--- Stored data ---

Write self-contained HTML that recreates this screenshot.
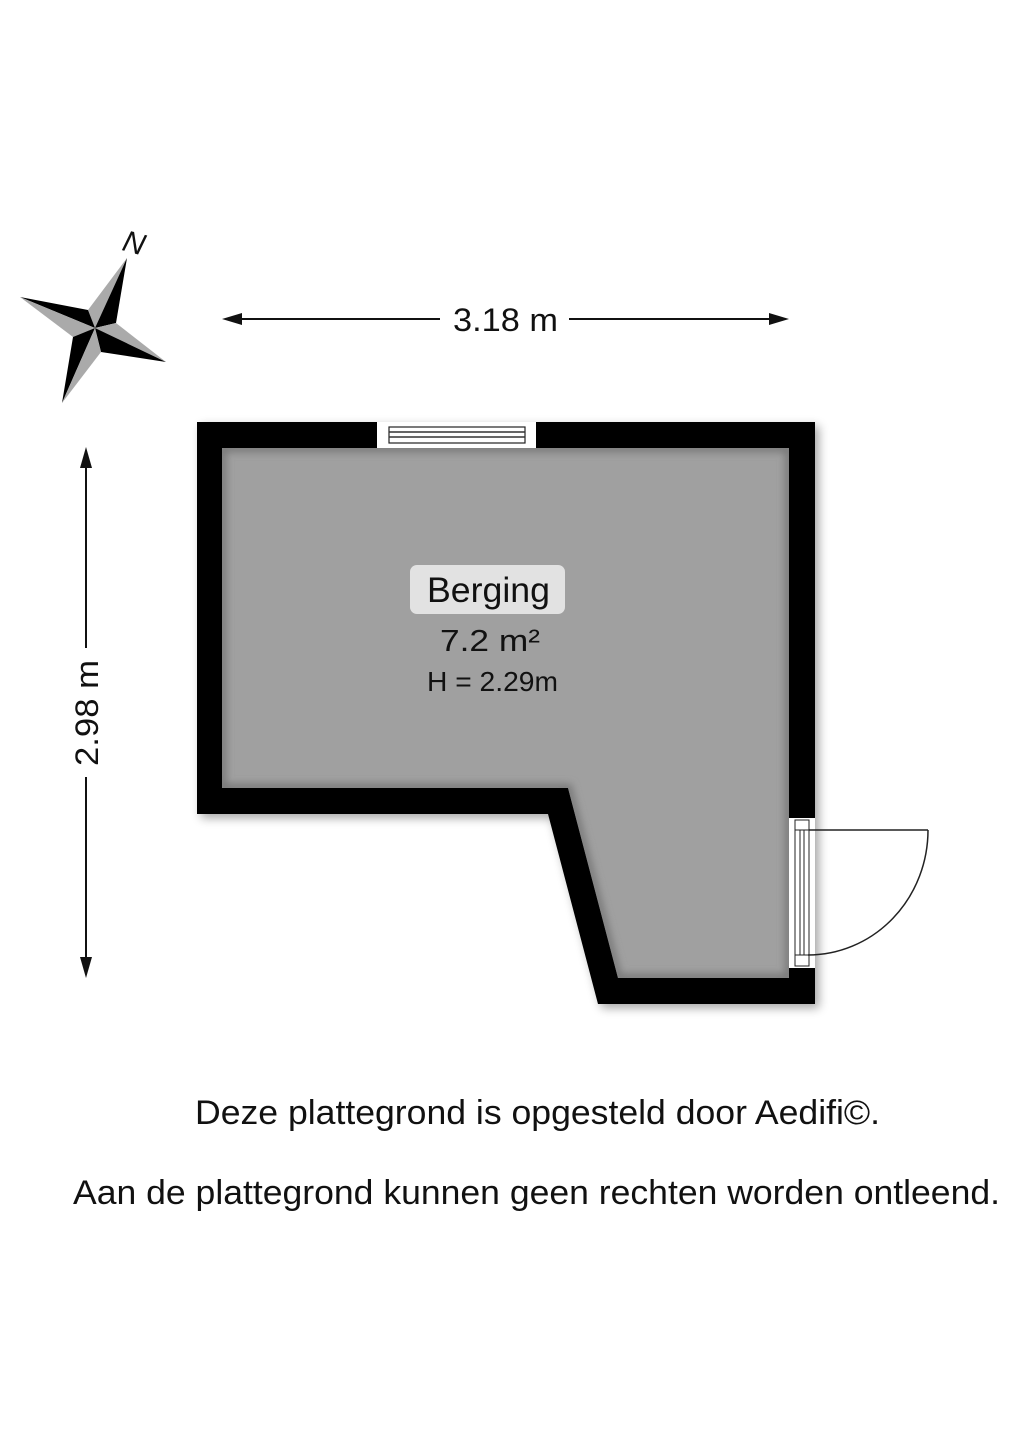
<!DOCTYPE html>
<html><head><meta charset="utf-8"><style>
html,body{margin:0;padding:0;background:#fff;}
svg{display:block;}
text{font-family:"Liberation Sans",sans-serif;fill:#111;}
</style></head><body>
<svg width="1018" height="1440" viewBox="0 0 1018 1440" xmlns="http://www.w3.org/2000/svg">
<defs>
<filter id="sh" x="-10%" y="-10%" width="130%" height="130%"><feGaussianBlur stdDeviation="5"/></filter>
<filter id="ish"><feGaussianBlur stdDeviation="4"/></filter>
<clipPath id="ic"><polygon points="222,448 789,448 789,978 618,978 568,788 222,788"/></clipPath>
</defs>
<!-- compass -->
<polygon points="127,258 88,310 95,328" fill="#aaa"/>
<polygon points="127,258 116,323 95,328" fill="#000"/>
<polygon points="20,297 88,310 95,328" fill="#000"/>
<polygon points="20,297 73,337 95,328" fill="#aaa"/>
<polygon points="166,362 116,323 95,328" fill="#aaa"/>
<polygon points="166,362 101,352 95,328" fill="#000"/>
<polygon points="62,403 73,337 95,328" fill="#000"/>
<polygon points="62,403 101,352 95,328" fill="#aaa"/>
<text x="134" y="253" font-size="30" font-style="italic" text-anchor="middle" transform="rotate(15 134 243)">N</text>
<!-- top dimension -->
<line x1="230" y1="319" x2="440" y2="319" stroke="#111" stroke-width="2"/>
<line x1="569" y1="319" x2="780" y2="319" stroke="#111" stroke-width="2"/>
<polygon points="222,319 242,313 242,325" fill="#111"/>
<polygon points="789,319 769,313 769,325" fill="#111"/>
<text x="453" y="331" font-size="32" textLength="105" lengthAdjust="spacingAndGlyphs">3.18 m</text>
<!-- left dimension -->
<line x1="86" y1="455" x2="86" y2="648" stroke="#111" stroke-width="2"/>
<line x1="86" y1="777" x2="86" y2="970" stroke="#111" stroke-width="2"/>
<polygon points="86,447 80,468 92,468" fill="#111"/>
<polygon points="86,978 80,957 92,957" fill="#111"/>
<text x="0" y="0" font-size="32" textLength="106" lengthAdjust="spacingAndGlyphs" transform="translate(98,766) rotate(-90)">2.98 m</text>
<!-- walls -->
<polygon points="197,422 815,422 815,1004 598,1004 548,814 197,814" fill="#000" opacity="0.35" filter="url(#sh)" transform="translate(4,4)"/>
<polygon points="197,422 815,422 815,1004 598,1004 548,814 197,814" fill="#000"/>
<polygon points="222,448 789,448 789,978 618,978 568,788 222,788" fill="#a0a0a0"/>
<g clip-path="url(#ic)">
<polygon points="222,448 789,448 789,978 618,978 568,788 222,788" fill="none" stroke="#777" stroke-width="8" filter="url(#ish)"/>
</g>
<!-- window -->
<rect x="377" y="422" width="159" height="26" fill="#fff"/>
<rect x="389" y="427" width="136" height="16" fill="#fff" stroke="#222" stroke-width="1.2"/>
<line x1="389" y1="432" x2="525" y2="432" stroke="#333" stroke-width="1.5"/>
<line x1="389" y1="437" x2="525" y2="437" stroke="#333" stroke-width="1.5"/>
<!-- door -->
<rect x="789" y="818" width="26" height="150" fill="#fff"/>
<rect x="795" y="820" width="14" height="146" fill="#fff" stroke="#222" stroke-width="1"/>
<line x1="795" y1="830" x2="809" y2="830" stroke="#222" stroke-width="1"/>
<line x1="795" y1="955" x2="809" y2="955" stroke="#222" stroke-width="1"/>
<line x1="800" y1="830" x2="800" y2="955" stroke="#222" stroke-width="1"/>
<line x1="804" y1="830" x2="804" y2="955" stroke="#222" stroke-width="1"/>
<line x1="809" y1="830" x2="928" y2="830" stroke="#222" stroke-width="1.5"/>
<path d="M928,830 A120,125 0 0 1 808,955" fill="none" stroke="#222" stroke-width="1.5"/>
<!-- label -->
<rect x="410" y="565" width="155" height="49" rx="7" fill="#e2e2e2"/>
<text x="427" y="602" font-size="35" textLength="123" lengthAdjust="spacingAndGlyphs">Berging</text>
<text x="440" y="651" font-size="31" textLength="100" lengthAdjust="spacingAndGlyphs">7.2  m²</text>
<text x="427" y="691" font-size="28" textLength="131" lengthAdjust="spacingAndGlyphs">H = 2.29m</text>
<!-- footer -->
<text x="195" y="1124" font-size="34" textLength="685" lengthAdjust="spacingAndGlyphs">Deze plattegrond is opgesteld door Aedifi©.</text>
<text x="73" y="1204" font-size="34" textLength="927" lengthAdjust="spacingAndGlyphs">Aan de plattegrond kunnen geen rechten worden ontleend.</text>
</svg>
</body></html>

---

◆ Given instruction
Exclude the pictures, and transcribe all of the material exactly.

◆ Solution for this task
Write self-contained HTML that recreates this screenshot.
<!DOCTYPE html>
<html><head><meta charset="utf-8"><style>
html,body{margin:0;padding:0;background:#fff;}
svg{display:block;}
text{font-family:"Liberation Sans",sans-serif;fill:#111;}
</style></head><body>
<svg width="1018" height="1440" viewBox="0 0 1018 1440" xmlns="http://www.w3.org/2000/svg">
<defs>
<filter id="sh" x="-10%" y="-10%" width="130%" height="130%"><feGaussianBlur stdDeviation="5"/></filter>
<filter id="ish"><feGaussianBlur stdDeviation="4"/></filter>
<clipPath id="ic"><polygon points="222,448 789,448 789,978 618,978 568,788 222,788"/></clipPath>
</defs>
<!-- compass -->
<polygon points="127,258 88,310 95,328" fill="#aaa"/>
<polygon points="127,258 116,323 95,328" fill="#000"/>
<polygon points="20,297 88,310 95,328" fill="#000"/>
<polygon points="20,297 73,337 95,328" fill="#aaa"/>
<polygon points="166,362 116,323 95,328" fill="#aaa"/>
<polygon points="166,362 101,352 95,328" fill="#000"/>
<polygon points="62,403 73,337 95,328" fill="#000"/>
<polygon points="62,403 101,352 95,328" fill="#aaa"/>
<text x="134" y="253" font-size="30" font-style="italic" text-anchor="middle" transform="rotate(15 134 243)">N</text>
<!-- top dimension -->
<line x1="230" y1="319" x2="440" y2="319" stroke="#111" stroke-width="2"/>
<line x1="569" y1="319" x2="780" y2="319" stroke="#111" stroke-width="2"/>
<polygon points="222,319 242,313 242,325" fill="#111"/>
<polygon points="789,319 769,313 769,325" fill="#111"/>
<text x="453" y="331" font-size="32" textLength="105" lengthAdjust="spacingAndGlyphs">3.18 m</text>
<!-- left dimension -->
<line x1="86" y1="455" x2="86" y2="648" stroke="#111" stroke-width="2"/>
<line x1="86" y1="777" x2="86" y2="970" stroke="#111" stroke-width="2"/>
<polygon points="86,447 80,468 92,468" fill="#111"/>
<polygon points="86,978 80,957 92,957" fill="#111"/>
<text x="0" y="0" font-size="32" textLength="106" lengthAdjust="spacingAndGlyphs" transform="translate(98,766) rotate(-90)">2.98 m</text>
<!-- walls -->
<polygon points="197,422 815,422 815,1004 598,1004 548,814 197,814" fill="#000" opacity="0.35" filter="url(#sh)" transform="translate(4,4)"/>
<polygon points="197,422 815,422 815,1004 598,1004 548,814 197,814" fill="#000"/>
<polygon points="222,448 789,448 789,978 618,978 568,788 222,788" fill="#a0a0a0"/>
<g clip-path="url(#ic)">
<polygon points="222,448 789,448 789,978 618,978 568,788 222,788" fill="none" stroke="#777" stroke-width="8" filter="url(#ish)"/>
</g>
<!-- window -->
<rect x="377" y="422" width="159" height="26" fill="#fff"/>
<rect x="389" y="427" width="136" height="16" fill="#fff" stroke="#222" stroke-width="1.2"/>
<line x1="389" y1="432" x2="525" y2="432" stroke="#333" stroke-width="1.5"/>
<line x1="389" y1="437" x2="525" y2="437" stroke="#333" stroke-width="1.5"/>
<!-- door -->
<rect x="789" y="818" width="26" height="150" fill="#fff"/>
<rect x="795" y="820" width="14" height="146" fill="#fff" stroke="#222" stroke-width="1"/>
<line x1="795" y1="830" x2="809" y2="830" stroke="#222" stroke-width="1"/>
<line x1="795" y1="955" x2="809" y2="955" stroke="#222" stroke-width="1"/>
<line x1="800" y1="830" x2="800" y2="955" stroke="#222" stroke-width="1"/>
<line x1="804" y1="830" x2="804" y2="955" stroke="#222" stroke-width="1"/>
<line x1="809" y1="830" x2="928" y2="830" stroke="#222" stroke-width="1.5"/>
<path d="M928,830 A120,125 0 0 1 808,955" fill="none" stroke="#222" stroke-width="1.5"/>
<!-- label -->
<rect x="410" y="565" width="155" height="49" rx="7" fill="#e2e2e2"/>
<text x="427" y="602" font-size="35" textLength="123" lengthAdjust="spacingAndGlyphs">Berging</text>
<text x="440" y="651" font-size="31" textLength="100" lengthAdjust="spacingAndGlyphs">7.2  m²</text>
<text x="427" y="691" font-size="28" textLength="131" lengthAdjust="spacingAndGlyphs">H = 2.29m</text>
<!-- footer -->
<text x="195" y="1124" font-size="34" textLength="685" lengthAdjust="spacingAndGlyphs">Deze plattegrond is opgesteld door Aedifi©.</text>
<text x="73" y="1204" font-size="34" textLength="927" lengthAdjust="spacingAndGlyphs">Aan de plattegrond kunnen geen rechten worden ontleend.</text>
</svg>
</body></html>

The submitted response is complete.